For a moment, I stayed where I was and listened to what remained of the night.
A light breeze blew through the open expanse of flatlands but otherwise the slowly dying darkness was quiet. I stood up and moved closer to Dingo’s car. No one inside, but a duffel bag likely used to carry an arsenal of weapons sat on the seat, torn open and empty now, a few bullets scattered about.
As I rounded the front of the vehicle, I saw a smear of blood along the road in front of the car. A wide swath, it had clearly come from a horrific wound. I stepped around it and onto the side of the road.
Dawn was breaking, it was time to sleep.
But I wasn’t alone out here.
I looked back at the road. A pair of skid marks painted a path, showing where Dingo’s car had screeched to a stop. He’d been ambushed, forced from the road. I walked back toward the marks and noticed a second set, these much thinner. They appeared in the center of the highway, then turned and abruptly stopped.
And then there came a deep growling sound. In the distance, drawing closer. I looked down the stretch of highway from which I’d come, and although the light was stronger now it still wasn’t sufficient for me to see what was coming. But I knew that sound, and the tracks here gave it away. A motorcycle was headed r
ight for me. For the briefest moment I pictured Falcon Eddie flying toward me on her giant silver chopper. But this was something different, something worse.

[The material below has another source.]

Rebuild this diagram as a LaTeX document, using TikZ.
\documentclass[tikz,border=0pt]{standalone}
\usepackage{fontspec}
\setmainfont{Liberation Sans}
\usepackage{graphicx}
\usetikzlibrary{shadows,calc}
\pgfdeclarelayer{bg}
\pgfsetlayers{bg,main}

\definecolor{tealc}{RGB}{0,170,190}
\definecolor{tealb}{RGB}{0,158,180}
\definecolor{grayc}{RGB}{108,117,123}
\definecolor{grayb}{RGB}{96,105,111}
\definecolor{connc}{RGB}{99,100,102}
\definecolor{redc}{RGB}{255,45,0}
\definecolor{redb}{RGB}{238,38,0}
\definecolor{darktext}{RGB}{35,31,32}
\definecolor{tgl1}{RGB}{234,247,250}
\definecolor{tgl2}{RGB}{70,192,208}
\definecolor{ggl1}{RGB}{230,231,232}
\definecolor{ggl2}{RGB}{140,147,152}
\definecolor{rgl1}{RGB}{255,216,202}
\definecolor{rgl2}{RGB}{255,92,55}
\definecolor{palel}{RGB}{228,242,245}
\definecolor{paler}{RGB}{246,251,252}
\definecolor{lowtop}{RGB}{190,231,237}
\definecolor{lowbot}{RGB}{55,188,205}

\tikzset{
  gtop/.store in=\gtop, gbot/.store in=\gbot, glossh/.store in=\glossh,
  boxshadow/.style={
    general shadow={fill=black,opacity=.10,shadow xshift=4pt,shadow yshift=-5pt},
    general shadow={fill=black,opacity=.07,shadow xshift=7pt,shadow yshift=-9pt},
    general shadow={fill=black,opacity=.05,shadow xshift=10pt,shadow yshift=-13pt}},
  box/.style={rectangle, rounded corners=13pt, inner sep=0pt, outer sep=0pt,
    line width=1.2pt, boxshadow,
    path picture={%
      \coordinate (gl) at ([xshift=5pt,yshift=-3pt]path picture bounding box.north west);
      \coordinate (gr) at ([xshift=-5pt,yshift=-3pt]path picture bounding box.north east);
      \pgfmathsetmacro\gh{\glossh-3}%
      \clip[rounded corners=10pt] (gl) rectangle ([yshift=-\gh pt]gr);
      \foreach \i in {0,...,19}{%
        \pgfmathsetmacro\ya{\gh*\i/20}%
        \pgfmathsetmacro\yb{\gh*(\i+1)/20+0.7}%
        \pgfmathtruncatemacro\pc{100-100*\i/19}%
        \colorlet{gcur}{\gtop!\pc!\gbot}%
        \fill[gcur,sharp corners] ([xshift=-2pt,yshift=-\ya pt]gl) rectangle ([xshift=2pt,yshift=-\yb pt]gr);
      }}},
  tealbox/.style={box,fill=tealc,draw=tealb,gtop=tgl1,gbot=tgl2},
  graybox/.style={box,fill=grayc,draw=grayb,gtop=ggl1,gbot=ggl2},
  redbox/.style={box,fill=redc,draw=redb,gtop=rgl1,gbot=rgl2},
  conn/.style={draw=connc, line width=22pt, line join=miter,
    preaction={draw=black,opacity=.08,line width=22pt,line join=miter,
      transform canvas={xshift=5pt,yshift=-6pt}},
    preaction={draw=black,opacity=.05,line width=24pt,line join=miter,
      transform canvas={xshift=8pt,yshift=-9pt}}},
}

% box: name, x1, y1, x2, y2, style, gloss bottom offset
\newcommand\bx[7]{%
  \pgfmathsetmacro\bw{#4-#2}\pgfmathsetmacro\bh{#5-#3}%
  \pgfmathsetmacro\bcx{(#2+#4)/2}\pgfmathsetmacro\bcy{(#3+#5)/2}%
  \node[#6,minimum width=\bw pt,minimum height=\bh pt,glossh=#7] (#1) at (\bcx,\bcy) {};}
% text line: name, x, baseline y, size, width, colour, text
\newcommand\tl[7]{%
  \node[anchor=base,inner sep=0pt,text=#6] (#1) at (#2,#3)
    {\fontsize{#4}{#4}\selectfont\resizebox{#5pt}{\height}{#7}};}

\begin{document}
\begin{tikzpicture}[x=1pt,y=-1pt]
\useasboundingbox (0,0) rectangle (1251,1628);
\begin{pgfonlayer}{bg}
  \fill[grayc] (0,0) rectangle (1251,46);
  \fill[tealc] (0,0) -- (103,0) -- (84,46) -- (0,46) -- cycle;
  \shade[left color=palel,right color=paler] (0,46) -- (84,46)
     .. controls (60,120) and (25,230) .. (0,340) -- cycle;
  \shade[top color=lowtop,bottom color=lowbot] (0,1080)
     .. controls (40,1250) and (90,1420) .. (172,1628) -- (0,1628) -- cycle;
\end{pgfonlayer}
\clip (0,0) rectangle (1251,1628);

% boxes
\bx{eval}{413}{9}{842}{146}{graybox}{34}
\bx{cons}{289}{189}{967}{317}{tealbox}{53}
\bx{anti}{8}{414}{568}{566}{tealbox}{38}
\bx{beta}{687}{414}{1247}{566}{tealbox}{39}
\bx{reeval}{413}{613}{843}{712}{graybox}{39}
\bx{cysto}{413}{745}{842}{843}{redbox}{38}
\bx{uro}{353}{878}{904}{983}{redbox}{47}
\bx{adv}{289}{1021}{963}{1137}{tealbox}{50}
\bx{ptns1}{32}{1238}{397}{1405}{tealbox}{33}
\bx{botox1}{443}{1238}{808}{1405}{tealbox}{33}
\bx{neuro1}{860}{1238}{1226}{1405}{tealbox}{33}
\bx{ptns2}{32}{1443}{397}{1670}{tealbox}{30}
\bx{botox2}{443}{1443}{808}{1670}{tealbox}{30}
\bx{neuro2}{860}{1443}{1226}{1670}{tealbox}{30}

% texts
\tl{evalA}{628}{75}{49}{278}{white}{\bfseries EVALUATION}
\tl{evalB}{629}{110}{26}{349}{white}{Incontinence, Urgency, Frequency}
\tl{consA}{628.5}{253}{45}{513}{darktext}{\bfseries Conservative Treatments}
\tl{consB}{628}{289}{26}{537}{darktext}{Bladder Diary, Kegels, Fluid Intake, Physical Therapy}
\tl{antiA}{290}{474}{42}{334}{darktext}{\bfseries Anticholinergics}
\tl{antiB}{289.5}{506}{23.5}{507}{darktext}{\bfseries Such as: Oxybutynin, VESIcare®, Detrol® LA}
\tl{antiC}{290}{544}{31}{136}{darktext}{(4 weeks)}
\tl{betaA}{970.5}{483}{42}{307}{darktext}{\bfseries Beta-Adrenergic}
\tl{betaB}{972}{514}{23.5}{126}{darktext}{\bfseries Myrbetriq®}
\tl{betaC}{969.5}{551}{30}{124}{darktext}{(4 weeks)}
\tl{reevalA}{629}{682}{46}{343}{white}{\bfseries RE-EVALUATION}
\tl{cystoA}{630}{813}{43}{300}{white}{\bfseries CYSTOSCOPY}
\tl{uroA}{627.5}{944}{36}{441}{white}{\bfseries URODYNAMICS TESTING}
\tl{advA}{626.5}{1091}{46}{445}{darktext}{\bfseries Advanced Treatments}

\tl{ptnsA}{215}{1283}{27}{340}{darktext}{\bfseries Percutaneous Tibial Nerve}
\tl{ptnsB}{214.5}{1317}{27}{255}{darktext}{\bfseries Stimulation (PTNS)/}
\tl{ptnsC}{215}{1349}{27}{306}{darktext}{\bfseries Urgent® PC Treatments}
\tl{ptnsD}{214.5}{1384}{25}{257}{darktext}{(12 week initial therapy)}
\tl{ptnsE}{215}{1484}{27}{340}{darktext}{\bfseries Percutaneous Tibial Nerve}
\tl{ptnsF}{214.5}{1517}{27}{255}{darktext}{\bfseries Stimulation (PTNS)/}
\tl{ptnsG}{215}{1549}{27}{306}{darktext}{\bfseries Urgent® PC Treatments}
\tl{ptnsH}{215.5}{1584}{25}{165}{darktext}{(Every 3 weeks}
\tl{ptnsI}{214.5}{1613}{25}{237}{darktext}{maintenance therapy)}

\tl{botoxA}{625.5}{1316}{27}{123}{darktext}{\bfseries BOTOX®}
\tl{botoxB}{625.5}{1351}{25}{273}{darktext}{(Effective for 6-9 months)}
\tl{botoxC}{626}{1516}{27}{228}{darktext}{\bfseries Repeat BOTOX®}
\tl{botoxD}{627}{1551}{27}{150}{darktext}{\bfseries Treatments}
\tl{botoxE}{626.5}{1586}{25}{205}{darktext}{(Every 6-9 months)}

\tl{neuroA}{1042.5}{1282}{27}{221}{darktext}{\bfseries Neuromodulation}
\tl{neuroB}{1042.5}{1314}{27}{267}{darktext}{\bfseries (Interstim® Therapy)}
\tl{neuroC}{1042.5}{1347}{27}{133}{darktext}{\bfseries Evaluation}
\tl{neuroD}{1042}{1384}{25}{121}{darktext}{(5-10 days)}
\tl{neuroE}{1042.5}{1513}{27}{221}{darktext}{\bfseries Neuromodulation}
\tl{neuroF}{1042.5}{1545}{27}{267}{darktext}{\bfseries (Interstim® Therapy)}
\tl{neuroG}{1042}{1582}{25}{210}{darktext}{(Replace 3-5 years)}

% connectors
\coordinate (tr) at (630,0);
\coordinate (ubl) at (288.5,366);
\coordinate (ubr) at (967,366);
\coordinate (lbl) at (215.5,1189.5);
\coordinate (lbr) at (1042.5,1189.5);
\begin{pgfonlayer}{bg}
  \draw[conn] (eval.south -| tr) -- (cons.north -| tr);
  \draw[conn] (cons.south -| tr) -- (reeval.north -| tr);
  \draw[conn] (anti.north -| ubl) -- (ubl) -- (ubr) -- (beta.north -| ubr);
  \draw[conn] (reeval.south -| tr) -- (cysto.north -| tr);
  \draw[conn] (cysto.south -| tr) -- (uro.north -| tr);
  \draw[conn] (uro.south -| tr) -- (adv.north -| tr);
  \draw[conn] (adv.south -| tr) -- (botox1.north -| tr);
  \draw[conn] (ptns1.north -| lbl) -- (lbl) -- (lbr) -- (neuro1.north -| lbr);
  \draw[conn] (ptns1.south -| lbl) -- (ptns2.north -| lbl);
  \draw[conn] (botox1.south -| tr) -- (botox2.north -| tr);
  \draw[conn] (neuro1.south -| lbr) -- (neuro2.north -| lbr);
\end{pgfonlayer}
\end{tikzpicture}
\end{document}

A horrible burst of maniacal laughter followed the sound of heavy footfalls from the other side of the road. I spun and saw several dark forms charging toward me. Dressed entirely in black, they were hard to discern in the limited light, but I knew what they were. The stories were true.
They attacked from the side while another came straight at me down the highway on a battered black motorcycle, controlling the bike with one hand and swinging an enormous heavy chain in the air with the other. They looked like the crazies they were, their hair either shaved off or into Mohawks, faces littered with tattoos of odd symbols and smeared with war paint, mouths still wet with Dingo’s flesh and blood, and their eyes diseased, demented and wild.
I slid between the vehicles, out of the way of the oncoming motorcycle and the chain its driver was wielding, then leveled the shotgun and fired at the others charging me on foot, pumped, and fired again.
The marauder closest, a short but powerful-looking bald man leading the charge and screaming like a banshee, was blown backward off his feet as his midsection exploded in a burst of blood and tissue.
As he fell away, I dropped the now-empty shotgun and met the next in line with a swing of the machete. With a sickening sound, it struck him in the side of the neck, above the shoulder, but didn’t even slow him.
The hatchet in his hand swept past my face, barely missing me as I arched my back in an attempt to get out of the way. As I yanked the machete free, ribbons of blood flew into the air. I turned, gripping the machete with both hands, and swung it up and around, bringing the blade down across his arm and severing it at the elbow. The limb fell at our feet, the hand still clutching the ax, and while the man howled and staggered about in shock, glaring at the bloody, stringy stump that was now his arm, I dropped into a crouch and slammed the machete up into his gut. Standing, and again using both hands, I brought the blade with me, drawing it higher and up into his chest, tearing everything in its path as it went.